# Statistics and Statistical Programming (Winter 2017)/Problem Set: Week 5

## Programming Challenges

PC0. I've provided the full dataset from which I drew each of your samples in a TSV file in the directory week_05 in class assignment git repository. These are tab delimited, not comma delimited. TSV, is related to CSV and is also a common format. Go ahead and load it into R (HINT: read.delim()). Take the mean of the variable x in that dataset. That is the true population mean — the thing we have been creating estimates of in week 2 and week 3.
PC1. Go back to the dataset I distributed for the week 3 problem set. You've already computed the mean for this in week 2. You should compute the 95% confidence interval for the variable x in two ways:
• (a) By hand using the normal formula for standard error ${\displaystyle ({\frac {\sigma }{\sqrt {n}}})}$.
• (b) Using the appropriate built-in R function. These number should be the same or very close. After reading the OpenIntro, can you explain why they might not be exactly the same?
• (c) Compare the mean from your sample — and your confidence interval — to the true population mean. Is the true mean inside your confidence interval?
PC2. Let's look beyond the mean. Compare the distribution from your sample of x to the true population. Draw histograms and compute other descriptive and summary statistics. What do you notice? Be ready to talk for a minute or two about the differences.
PC3. Compute the mean of y from the true population and then create the mean and confidence interval from the y in your sample. Is it in or out?
PC4. I want you to run a simple simulation that demonstrates one of the most fundamental insights of statistics:
• (a) Create a vector of 10,000 randomly generated numbers that are uniformly distributed between 0 and 9.
• (b) Take the mean of that vector. Draw a histogram.
• (c) Create 100 random samples of 2 items each from your randomly generated data and take the mean of each sample. Create a new vector that contains those means. Describe/display the distribution of those means.
• (d) Do (c) except make the items 10 items in each sample instead of 2. Then do (c) again except with 100 items. Be ready to describe how the histogram changes as the sample size increases. (HINT: You'll make me very happy if you write a function to do this.)
PC5. Do PC4 again but with random data drawn from a normal distribution (${\displaystyle N(\mu =42,\sigma =42)}$) instead of a uniform distribution. How are you results different than in PC4?
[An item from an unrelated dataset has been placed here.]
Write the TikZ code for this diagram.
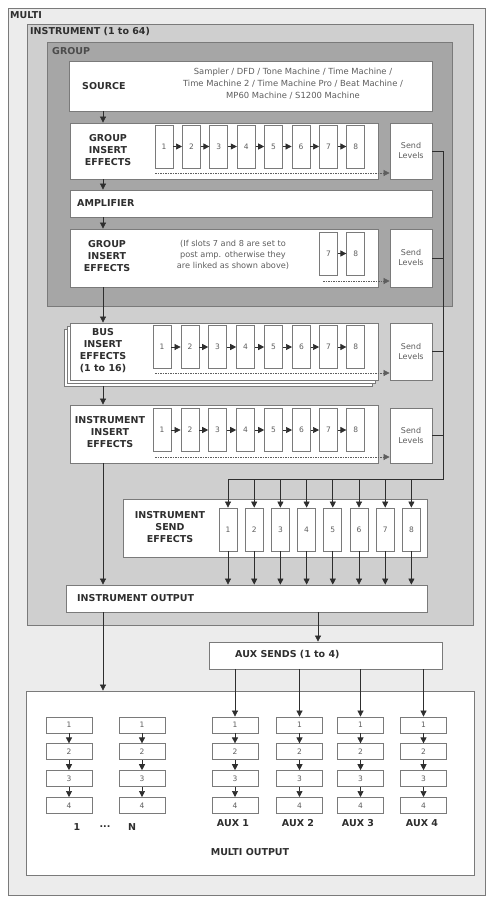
\documentclass[tikz,border=0pt]{standalone}
\usepackage{fontspec}
\setmainfont{DejaVu Sans}
\usetikzlibrary{arrows.meta}

\definecolor{multifill}{HTML}{ECECEC}
\definecolor{instfill}{HTML}{CFCFCF}
\definecolor{groupfill}{HTML}{A6A6A6}
\definecolor{edge}{HTML}{7A7A7A}
\definecolor{ink}{HTML}{2E2E2E}
\definecolor{softink}{HTML}{5E5E5E}

\begin{document}
\begin{tikzpicture}[x=1pt,y=-1pt,
    frame/.style={draw=edge,line width=0.8pt},
    box/.style={draw=edge,fill=white,line width=0.8pt,inner sep=0pt},
    slot/.style={box,minimum width=18pt,minimum height=43pt,
      font=\fontsize{7.5}{8}\selectfont,text=softink},
    cell/.style={box,minimum width=46pt,minimum height=16pt,
      font=\fontsize{7.5}{8}\selectfont,text=softink},
    sendbox/.style={box,minimum width=42pt,align=center,
      font=\fontsize{8}{10}\selectfont,text=softink},
    head/.style={font=\fontsize{9.5}{12}\selectfont\bfseries,text=ink,
      align=center,inner sep=0pt},
    note/.style={font=\fontsize{8.4}{12}\selectfont,text=softink,
      align=center,inner sep=0pt},
    flow/.style={draw=ink,line width=0.7pt,-{Triangle[length=6pt,width=6pt]}},
    wire/.style={draw=ink,line width=0.9pt},
    dotted flow/.style={flow,draw=softink,dash pattern=on 1.5pt off 1pt}]
  \useasboundingbox (0,0) rectangle (493,899);

  % nested areas
  \draw[frame,fill=multifill] (8,8) rectangle (485,895);
  \draw[frame,fill=instfill] (27,24) rectangle (473,625);
  \draw[frame,fill=groupfill] (47,42) rectangle (452,306);
  \node[head,anchor=west] (multilabel) at (10,15) {MULTI};
  \node[head,anchor=west] (instlabel) at (30,32) {INSTRUMENT (1 to 64)};
  \node[head,anchor=west,text=softink!80!black] (grouplabel) at (52,51) {GROUP};

  % group
  \node[box,minimum width=363pt,minimum height=50pt] (source) at (250.5,86) {};
  \node[head,anchor=west] (sourcelabel) at (82,86) {SOURCE};
  \node[note] (sourcelist) at (293,84)
    {Sampler / DFD / Tone Machine / Time Machine /\\
     Time Machine 2 / Time Machine Pro / Beat Machine /\\
     MP60 Machine / S1200 Machine};

  \node[box,minimum width=308pt,minimum height=56pt] (gins) at (224,151) {};
  \node[head] (ginslabel) at (108,150) {GROUP\\INSERT\\EFFECTS};
  \node[sendbox,minimum height=56pt] (gsend) at (411,151) {Send\\Levels};
  \draw
    (164,146.5) node[slot] (g1){1}
    (191.4,146.5) node[slot] (g2){2}
    (218.8,146.5) node[slot] (g3){3}
    (246.2,146.5) node[slot] (g4){4}
    (273.6,146.5) node[slot] (g5){5}
    (301,146.5) node[slot] (g6){6}
    (328.4,146.5) node[slot] (g7){7}
    (355.8,146.5) node[slot] (g8){8};

  \node[box,minimum width=362pt,minimum height=27pt] (amp) at (251,203.5) {};
  \node[head,anchor=west] (amplabel) at (77,203.5) {AMPLIFIER};

  \node[box,minimum width=308pt,minimum height=58pt] (gpost) at (224,258) {};
  \node[head] (gpostlabel) at (107,256) {GROUP\\INSERT\\EFFECTS};
  \node[note,font=\fontsize{8.2}{11}\selectfont] (gpostnote) at (233,255)
    {(If slots 7 and 8 are set to\\post amp. otherwise they\\are linked as shown above)};
  \node[sendbox,minimum height=58pt] (gpsend) at (411,258) {Send\\Levels};
  \draw
    (328.4,253.5) node[slot] (gp7){7}
    (355.8,253.5) node[slot] (gp8){8};

  % instrument
  \node[box,minimum width=308pt,minimum height=57pt] (busback) at (218,357.5) {};
  \node[box,minimum width=308pt,minimum height=57pt] (busmid) at (221,354.5) {};
  \node[box,minimum width=308pt,minimum height=57pt] (bus) at (224,351.5) {};
  \node[head] (buslabel) at (103,351) {BUS\\INSERT\\EFFECTS\\(1 to 16)};
  \node[sendbox,minimum height=57pt] (bsend) at (411,351.5) {Send\\Levels};
  \draw
    (162,347) node[slot] (b1){1}
    (190,347) node[slot] (b2){2}
    (217.6,347) node[slot] (b3){3}
    (245.6,347) node[slot] (b4){4}
    (273.6,347) node[slot] (b5){5}
    (301.4,347) node[slot] (b6){6}
    (328.4,347) node[slot] (b7){7}
    (355.8,347) node[slot] (b8){8};

  \node[box,minimum width=308pt,minimum height=58pt] (iins) at (224,434) {};
  \node[head] (iinslabel) at (110,432) {INSTRUMENT\\INSERT\\EFFECTS};
  \node[sendbox,minimum height=55pt] (isend) at (411,435.5) {Send\\Levels};
  \draw
    (162,430) node[slot] (i1){1}
    (190,430) node[slot] (i2){2}
    (217.6,430) node[slot] (i3){3}
    (245.6,430) node[slot] (i4){4}
    (273.6,430) node[slot] (i5){5}
    (301.4,430) node[slot] (i6){6}
    (328.4,430) node[slot] (i7){7}
    (355.8,430) node[slot] (i8){8};

  \node[box,minimum width=304pt,minimum height=58pt] (isfx) at (275,528) {};
  \node[head] (isfxlabel) at (170,527) {INSTRUMENT\\SEND\\EFFECTS};
  \draw
    (228,529.5) node[slot] (s1){1}
    (254.2,529.5) node[slot] (s2){2}
    (280.4,529.5) node[slot] (s3){3}
    (306.6,529.5) node[slot] (s4){4}
    (332.8,529.5) node[slot] (s5){5}
    (359,529.5) node[slot] (s6){6}
    (385.2,529.5) node[slot] (s7){7}
    (411.4,529.5) node[slot] (s8){8};

  \node[box,minimum width=361pt,minimum height=27pt] (out) at (246.5,598.5) {};
  \node[head,anchor=west] (outlabel) at (77,598.5) {INSTRUMENT OUTPUT};

  % multi
  \node[box,minimum width=233pt,minimum height=27pt] (aux) at (325.5,655.5) {};
  \node[head,anchor=west] (auxlabel) at (235,655) {AUX SENDS (1 to 4)};
  \node[box,minimum width=448pt,minimum height=184pt] (mout) at (250,783) {};
  \node[head] (moutlabel) at (250,852) {MULTI OUTPUT};
  \draw
    (69,725) node[cell] (ca1){1}
    (69,751.8) node[cell] (ca2){2}
    (69,778.6) node[cell] (ca3){3}
    (69,805.4) node[cell] (ca4){4}
    (142,725) node[cell] (cb1){1}
    (142,751.8) node[cell] (cb2){2}
    (142,778.6) node[cell] (cb3){3}
    (142,805.4) node[cell] (cb4){4}
    (235,725) node[cell] (cc1){1}
    (235,751.8) node[cell] (cc2){2}
    (235,778.6) node[cell] (cc3){3}
    (235,805.4) node[cell] (cc4){4}
    (299.5,725) node[cell] (cd1){1}
    (299.5,751.8) node[cell] (cd2){2}
    (299.5,778.6) node[cell] (cd3){3}
    (299.5,805.4) node[cell] (cd4){4}
    (360.5,725) node[cell] (ce1){1}
    (360.5,751.8) node[cell] (ce2){2}
    (360.5,778.6) node[cell] (ce3){3}
    (360.5,805.4) node[cell] (ce4){4}
    (423.5,725) node[cell] (cf1){1}
    (423.5,751.8) node[cell] (cf2){2}
    (423.5,778.6) node[cell] (cf3){3}
    (423.5,805.4) node[cell] (cf4){4};
  \draw
    (77,827) node[head] (firstlabel){1}
    (105,827) node[head] (dotslabel){...}
    (132,827) node[head] (lastlabel){N}
    (233,823) node[head] (aux1label){AUX 1}
    (298,823) node[head] (aux2label){AUX 2}
    (358,823) node[head] (aux3label){AUX 3}
    (422,823) node[head] (aux4label){AUX 4};

  \coordinate (lane) at (103,0);
  \coordinate (auxlane) at (318,0);
  \coordinate (bend) at (443,479);
  \coordinate (gdash) at (155,173);
  \coordinate (gpdash) at (323,281);
  \coordinate (bdash) at (155,373);
  \coordinate (idash) at (155,457);

  \begin{scope}[flow]
    \draw (source.south -| lane) to (gins.north -| lane);
    \draw (gins.south -| lane) to (amp.north -| lane);
    \draw (amp.south -| lane) to (gpost.north -| lane);
    \draw (gpost.south -| lane) to (bus.north -| lane);
    \draw (busback.south -| lane) to (iins.north -| lane);
    \draw (iins.south -| lane) to (out.north -| lane);
    \draw (out.south -| lane) to (mout.north -| lane);
    \draw (out.south -| auxlane) to (aux.north -| auxlane);
    \draw (g1) to (g2);
    \draw (g2) to (g3);
    \draw (g3) to (g4);
    \draw (g4) to (g5);
    \draw (g5) to (g6);
    \draw (g6) to (g7);
    \draw (g7) to (g8);
    \draw (gp7) to (gp8);
    \draw (b1) to (b2);
    \draw (b2) to (b3);
    \draw (b3) to (b4);
    \draw (b4) to (b5);
    \draw (b5) to (b6);
    \draw (b6) to (b7);
    \draw (b7) to (b8);
    \draw (i1) to (i2);
    \draw (i2) to (i3);
    \draw (i3) to (i4);
    \draw (i4) to (i5);
    \draw (i5) to (i6);
    \draw (i6) to (i7);
    \draw (i7) to (i8);
    \draw (bend -| s1) to (s1);
    \draw (bend -| s2) to (s2);
    \draw (bend -| s3) to (s3);
    \draw (bend -| s4) to (s4);
    \draw (bend -| s5) to (s5);
    \draw (bend -| s6) to (s6);
    \draw (bend -| s7) to (s7);
    \draw (bend -| s8) to (s8);
    \draw (s1) to (s1 |- out.north);
    \draw (s2) to (s2 |- out.north);
    \draw (s3) to (s3 |- out.north);
    \draw (s4) to (s4 |- out.north);
    \draw (s5) to (s5 |- out.north);
    \draw (s6) to (s6 |- out.north);
    \draw (s7) to (s7 |- out.north);
    \draw (s8) to (s8 |- out.north);
    \draw (aux.south -| cc1) to (cc1);
    \draw (aux.south -| cd1) to (cd1);
    \draw (aux.south -| ce1) to (ce1);
    \draw (aux.south -| cf1) to (cf1);
    \draw (ca1) to (ca2);
    \draw (ca2) to (ca3);
    \draw (ca3) to (ca4);
    \draw (cb1) to (cb2);
    \draw (cb2) to (cb3);
    \draw (cb3) to (cb4);
    \draw (cc1) to (cc2);
    \draw (cc2) to (cc3);
    \draw (cc3) to (cc4);
    \draw (cd1) to (cd2);
    \draw (cd2) to (cd3);
    \draw (cd3) to (cd4);
    \draw (ce1) to (ce2);
    \draw (ce2) to (ce3);
    \draw (ce3) to (ce4);
    \draw (cf1) to (cf2);
    \draw (cf2) to (cf3);
    \draw (cf3) to (cf4);
  \end{scope}

  \begin{scope}[dotted flow]
    \draw (gdash) to (gdash -| gsend.west);
    \draw (gpdash) to (gpdash -| gpsend.west);
    \draw (bdash) to (bdash -| bsend.west);
    \draw (idash) to (idash -| isend.west);
  \end{scope}

  \draw[wire] (gsend.east) -- (gsend.east -| bend) -- (bend) -- (bend -| s1);
  \draw[wire] (gpsend.east) -- (gpsend.east -| bend);
  \draw[wire] (bsend.east) -- (bsend.east -| bend);
  \draw[wire] (isend.east) -- (isend.east -| bend);
\end{tikzpicture}
\end{document}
## Statistical Questions from OpenIntro §5

Q0. Any questions or clarifications from the OpenIntro text or lecture notes?
Q1. Exercise 5.16 which is a set of True/False questions
Q2. Exercise 5.28 which is about Diamonds
Q3. Exercise 5.30 which is also about Diamonds
Q4. Exercise 5.48 which is about work hours and education
Q5. Exercise 5.52 which is another set of True/False questions about ANOVA

## Questions on the Empirical Paper

These are all in regards to the Sweetser and Metzgar paper.

Q6. For RQ1 explain:
• (a) What is the unit of analysis? What is the dependent variable? The independent variable? What are the levels or groups of being compared in the ANOVA?
• (b) Clearly State the null hypothesis being tested. What is the alternative hypothesis?
• (c) Summarize ore restate results in statistical terms. Explain what these results mean in substantive terms? How convincing do you find these results? What should we be taking away?
Q7. Do the same as above but for RQ4.
Q8. ...for RQ5.
Q9. ...for RQ6.

## Questions on Gelman and Stern Paper

Q10: First, walk us through the result visualized in Figure 1. Explain and interpret the result for us. Now go back to the blockquote on page 329 and, by referencing the figure, explain why Gelman and Stern think that this is a good example to illustrate their point about the difference between statistically significant versus non-significant.
Q11: Move on to the study about EMF. Walk us through Figure 2. First explain the basic result and then explain why Gelman and Stern thinks that Figure 2b is better than 2a.
Q12: In the paper's abstract Gelman and Stern describe their approach as different from three other problems: that statistical significance, that dichotomization of significant/not-significant encourages dismissing observed differences, and that thresholds are arbitrary. Summarize why these are important issues in your own words (and ideally, with examples) and explain how Gelman's key critique is different.